Winterkorn betonte in seiner Rede vor den Aktionären, gerade in der aktuellen Krise müsse VW noch wettbewerbsfähiger werden. Für 2009 sei mit steigenden Herausforderungen zu rechnen wegen der Finanzkrise. "2009 wird ein extremes, ein hartes Jahr auch für uns", sagte der VW-Chef. Dabei könne VW aber auf eine Reise von Instrumenten zurückgreifen, um die Produktion flexibel anzupassen. Das zahle sich jetzt aus. Wichtigstes Ziel sei es, die Stammbelegschaft an Bord zu halten, unterstrich der VW-Chef. Dabei sei viel Flexibilität von allen Seiten gefordert.
Piëch in Lauerstellung?
Auch VW-Aufsichtsratschef Ferdinand Piëch ließ sich nicht in die Karten schauen. "Fragen Sie mich etwas Einfacheres", antwortete der Firmenpatriarch auf Fragen, wie es im Verhältnis von Porsche und Volkswagen weitergehen solle.
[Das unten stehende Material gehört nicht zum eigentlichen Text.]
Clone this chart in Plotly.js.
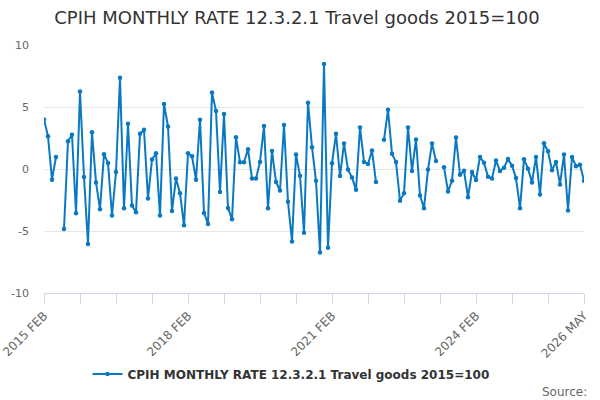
<!DOCTYPE html>
<html>
<head>
<meta charset="utf-8">
<script src="https://cdn.plot.ly/plotly-3.0.1.min.js"></script>
<style>html,body{margin:0;padding:0;background:#fff;}#chart{width:600px;height:400px;}</style>
</head>
<body>
<div id="chart"></div>
<script>
var seriesName = "CPIH MONTHLY RATE 12.3.2.1 Travel goods 2015=100";
var monthNames = ["JAN","FEB","MAR","APR","MAY","JUN","JUL","AUG","SEP","OCT","NOV","DEC"];
var startYear = 2015, startMonth = 1, monthCount = 136;
var categories = [];
for (var k = 0; k < monthCount; k++) {
  var m = startMonth + k;
  categories.push((startYear + Math.floor(m / 12)) + " " + monthNames[m % 12]);
}
var values = [
  4.0, 2.65, -0.86, 0.97, null, -4.84, 2.24, 2.76, -3.57, 6.24,
  -0.65, -6.05, 2.97, -1.08, -3.24, 1.19, 0.49, -3.76, -0.24, 7.35,
  -3.16, 3.65, -2.95, -3.49, 2.84, 3.16, -2.38, 0.76, 1.27, -3.76,
  5.24, 3.43, -3.38, -0.76, -1.95, -4.54, 1.27, 1.03, -0.86, 3.97,
  -3.54, -4.43, 6.16, 4.68, -1.86, 4.43, -3.14, -4.05, 2.57, 0.54,
  0.54, 1.59, -0.76, -0.76, 0.57, 3.46, -3.16, 1.46, -1.05, -1.73,
  3.54, -2.65, -5.84, 1.16, -0.54, -5.14, 5.35, 1.76, -0.95, -6.73,
  8.46, -6.35, 0.46, 2.84, -0.57, 2.05, -0.05, -0.68, -1.68, 3.35,
  0.57, 0.41, 1.49, -1.05, null, 2.35, 4.78, 1.22, 0.57, -2.57,
  -1.95, 3.35, -0.16, 2.38, -2.14, -3.16, -0.05, 2.05, 0.65, null,
  0.15, -1.81, -0.95, 2.54, -0.46, -0.14, -2.27, -0.24, -0.89, 0.97,
  0.51, -0.62, -0.76, 0.68, -0.16, 0.11, 0.81, 0.27, -0.73, -3.16,
  0.78, 0.03, -1.08, 0.97, -2.05, 2.08, 1.43, -0.11, 0.57, -1.24,
  1.16, -3.35, 0.97, 0.22, 0.35, -0.95
];
var tickIdx = [0,9,18,27,36,45,54,63,72,81,90,99,108,117,126,135];
var labelIdx = [0,36,72,108,135];
var yTicks = [-10,-5,0,5,10];

var tickvals = tickIdx.map(function(i){return categories[i];});
var ticktext = tickIdx.map(function(i){return labelIdx.indexOf(i) >= 0 ? categories[i] : "";});

var trace = {
  x: categories,
  y: values,
  type: "scatter",
  mode: "lines+markers",
  name: seriesName,
  connectgaps: false,
  line: {color: "#0a79c2", width: 2},
  marker: {color: "#0a79c2", size: 4.5}
};

var layout = {
  width: 600, height: 400,
  paper_bgcolor: "#fff", plot_bgcolor: "#fff",
  margin: {l: 44, r: 16, t: 45, b: 107, autoexpand: false},
  font: {family: "DejaVu Sans, sans-serif", color: "#666"},
  title: {text: "CPIH MONTHLY RATE 12.3.2.1 Travel goods 2015=100",
          font: {family: "DejaVu Sans, sans-serif", size: 18, color: "#333"},
          x: 0.495, xanchor: "center", y: 0.955, yanchor: "middle"},
  xaxis: {
    type: "category", categoryorder: "array", categoryarray: categories,
    range: [0, monthCount - 1], autorange: false, automargin: false,
    tickmode: "array", tickvals: tickvals, ticktext: ticktext,
    tickangle: -45, ticks: "outside", ticklen: 10, tickcolor: "#ccd6eb", tickwidth: 1,
    showline: true, linecolor: "#ccd6eb", linewidth: 1,
    showgrid: false, zeroline: false,
    tickfont: {size: 12, color: "#666"}
  },
  yaxis: {
    range: [-10, 10], autorange: false, automargin: false,
    tickmode: "array", tickvals: yTicks, ticktext: yTicks.map(String),
    showgrid: true, gridcolor: "#e6e6e6", gridwidth: 1,
    zeroline: false, showline: false, ticks: "",
    tickfont: {size: 11, color: "#666"}, ticklabelstandoff: 14
  },
  showlegend: true,
  legend: {orientation: "h", xref: "container", x: 0.485, xanchor: "center", yref: "container", y: 0.065, yanchor: "middle",
           font: {size: 12, color: "#333", weight: "bold"}, itemwidth: 30},
  annotations: [{text: "Source:", xref: "paper", yref: "paper", x: 1.009, y: -0.40,
                 xanchor: "right", yanchor: "middle", showarrow: false,
                 font: {size: 12, color: "#666"}}]
};

Plotly.newPlot("chart", [trace], layout, {displayModeBar: false, responsive: false});
</script>
</body>
</html>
Piëch hatte den VW-Porsche-Megakonzern anfangs unter seiner Führung aufbauen wollen, musste dann aber zurückstecken. Sein Cousin Wolfgang Porsche, Aufsichtsratschef bei Porsche, gewann vorübergehend die Oberhand. Wolfgang Porsche gilt als Befürworter eines Machtzentrums in Stuttgart.
Unruhe bei Porsche
Porsche dementierte unterdessen Marktgerüchte, wonach die Eigentümerfamilien Porsche und Piëch Anteile an dem Unternehmen der Tochter Volkswagen zum Kauf angeboten haben sollen. "Das halte ich für Quatsch", sagte Porsche-Sprecher Anton Hunger in Stuttgart. "Mir ist das nicht bekannt", fügte er hinzu. "Wenn das so wäre, hätten wir eine Adhoc-Mitteilung veröffentlichen müssen, da andere Aktionäre betroffen wären", sagte Hunger. Eine solche Börsen-Pflichtmitteilung sei auch nicht in Vorbereitung.
Porsche-Betriebsrat und Aufsichtsrat Uwe Hück kritisierte die Spekulationen über den Verkauf der AG an VW. "Ich bin verärgert, dass bestimmte Personen in den Medien Themen streuen, ohne dass diese im Porsche-Aufsichtsrat diskutiert oder gar beschlossen wurden", sagte Hück. Diese Leute schürten "in unverantwortlicher Weise" die Ängste der Mitarbeiterinnen und Mitarbeiter. Porsche sei trotz der Wirtschaftskrise ein "erfolgreiches und gesundes" Unternehmen.
Wiedeking verliert Rückhalt
Porsche-Chef Wendelin Wiedeking verliert offenbar zunehmend den Rückhalt bei den Eigentümerfamilien. "Wiedeking wackelt", schrieb die "Frankfurter Allgemeine Zeitung" unter Berufung auf gut informierte Kreise. Offenbar machten sich die Eigentümerfamilien Piëch und Porsche inzwischen große Sorgen über die Zukunft ihres Unternehmens, hieß es. Sie hätten Angst, dass sich Porsche mit der Übernahme des fünfzehn Mal größeren VW-Konzerns übernehmen könnte.
Bereits zuvor hatte die Münchener "Abendzeitung" gemeldet, Wiedeking stehe vor der Ablösung. Porsche wies diese Darstellung zurück. Auch der niedersächsische Ministerpräsident Christian Wulff (CDU) sagte am Rande der Hannover Messe: "davon weiß ich nichts. Das Thema ist mir vollkommen neu." Niedersachsen ist der zweitgrößte VW-Eigner nach Porsche und ringt mit dem Sportwagen-Hersteller um die Macht in Wolfsburg.